For heating and ventilation, a Samsung air source heat pump, Genvex GES Energy mechanical ventilation heat recovery (MVHR) unit and a Speedfit underfloor heating system were installed.
“Darren suffers from terrible hayfever and asthma so the addition of pollen filters has been a great solution,” says Anthony. “We’d hoped to build an energy efficient home and certainly the airtightness is fantastic – although we had to sacrifice a cloakroom to house the MVHR unit and a back-up boiler. Our air test result was 1.78 m3/(h.m2), which is very good.”
A rewarding home
Reflecting on their experience of self building and the creation of their oak frame house, the couple are overjoyed. “Seeing the build evolve as we’d imagined was great,” says Darren. “Having the opportunity to do things properly was a real bonus as the properties we’ve lived in previously always seemed to have been botched in some way. We’ve not cut corners and have done everything to the best of our ability, using the best materials we could afford as part of our budget, which was initially £350,000, although we ended up spending £360,000.”
“Building our home has spoilt us in that when we now look at other properties for sale we know that we could create something better. I do think that it would be quite difficult for us to go back to living in a ready-made house now,” says Anthony, who admits they’re already considering embarking on another self build. “Next time, we’ll go for a more traditional cottage style with red bricks but still using an oak frame – it’s always nice to have variety.”

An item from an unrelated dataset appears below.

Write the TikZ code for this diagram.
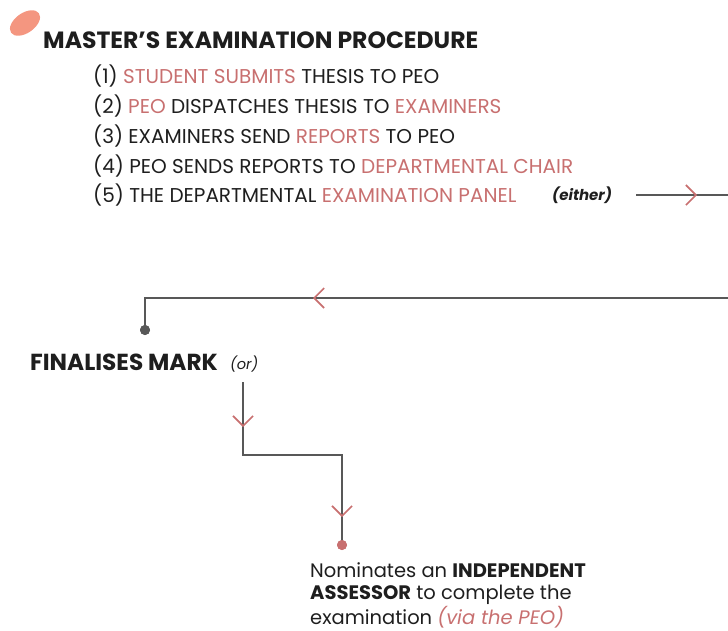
\documentclass[tikz,border=0pt]{standalone}
\usepackage{fontspec}
\setmainfont{Poppins}
\usepackage{xcolor}
\usetikzlibrary{arrows.meta, positioning, decorations.markings}

\definecolor{accent}{RGB}{200,112,112}
\definecolor{blob}{RGB}{244,150,128}
\definecolor{wire}{RGB}{88,88,88}
\definecolor{ink}{RGB}{30,30,30}

\newcommand{\hl}[1]{\textcolor{accent}{#1}}

\begin{document}
\begin{tikzpicture}[
        x=1pt, y=-1pt,
        steptext/.style={anchor=base west, inner sep=0pt, font=\fontsize{20}{22}\selectfont, text=ink},
        headtext/.style={anchor=base west, inner sep=0pt, font=\fontsize{23.5}{26}\selectfont\bfseries, text=ink},
        notetext/.style={anchor=base west, inner sep=0pt, font=\fontsize{14.6}{16}\selectfont\itshape, text=ink},
        flow/.style={draw=wire, line width=1.3pt},
        chevron/.style={postaction={decorate, decoration={markings,
                mark=at position #1 with {\arrow[accent, line width=1.6pt]{Straight Barb[length=10pt, width=20pt]}}}}},
        dot/.style={circle, fill=wire, inner sep=0pt, minimum size=10pt},
        ]
        \useasboundingbox (0,0) rectangle (728,630);

        % === HEADER ===
        \fill[blob, rotate around={35:(25,23)}] (25,23) ellipse (17pt and 10pt);
        \node[headtext] (title) at (43,48) {MASTER’S EXAMINATION PROCEDURE};

        % === STEPS ===
        \node[steptext] (step1) at (93,83) {(1) \hl{STUDENT SUBMITS} THESIS TO PEO};
        \node[steptext] (step2) at (93,113) {(2) \hl{PEO} DISPATCHES THESIS TO \hl{EXAMINERS}};
        \node[steptext] (step3) at (93,143) {(3) EXAMINERS SEND \hl{REPORTS} TO PEO};
        \node[steptext] (step4) at (93,173) {(4) PEO SENDS REPORTS TO \hl{DEPARTMENTAL CHAIR}};
        \node[steptext] (step5) at (93,202) {(5) THE DEPARTMENTAL \hl{EXAMINATION PANEL}};
        \node[notetext, font=\fontsize{15}{16}\selectfont\bfseries\itshape] (either) at (552,200) {(either)};

        % === OUTCOME 1 ===
        \node[headtext, font=\fontsize{23.2}{26}\selectfont\bfseries] (finalise) at (30,370) {FINALISES MARK};
        \node[notetext] (orword) at (230,369) {(or)};
        \node[dot] (finaliseDot) at (145,330) {};

        % === OUTCOME 2 ===
        \node[dot, fill=accent] (assessorDot) at (342,545) {};
        \node[anchor=base west, inner sep=0pt, align=left, text=ink,
            font=\fontsize{19.5}{22.5}\selectfont] (assessor) at (310,624)
            {Nominates an \textbf{INDEPENDENT}\\\textbf{ASSESSOR} to complete the\\examination \hl{\itshape (via the PEO)}};

        % === WIRING ===
        \coordinate (eitherOut) at (636,195);
        \coordinate (rightTop) at (728,195);
        \coordinate (rightMid) at (728,298);
        \coordinate (orDrop) at (243,382);
        \coordinate (jog) at (300,455);

        \draw[flow, chevron=61pt] (eitherOut) -- (rightTop);
        \draw[flow, chevron=415pt] (rightMid) -| (finaliseDot.center);
        \draw[flow, chevron=45pt, chevron=234pt] (orDrop) |- (jog) -| (assessorDot.center);
        \node[dot] at (finaliseDot) {};
        \node[dot, fill=accent] at (assessorDot) {};
\end{tikzpicture}
\end{document}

Darren and Anthony aren’t in a rush however, and intend to enjoy life in their beautifully-constructed Cheshire home for the foreseeable future. “We love the open-plan area that hosts our kitchen, dining room and living space,” says Darren. “It’s a really sociable area and is great for entertaining. But our favourite aspect has to be the fixed glazing, which has a dark grey frame to match the brickwork. The views from the windows are constantly changing – it’s like we’re living in the woods.”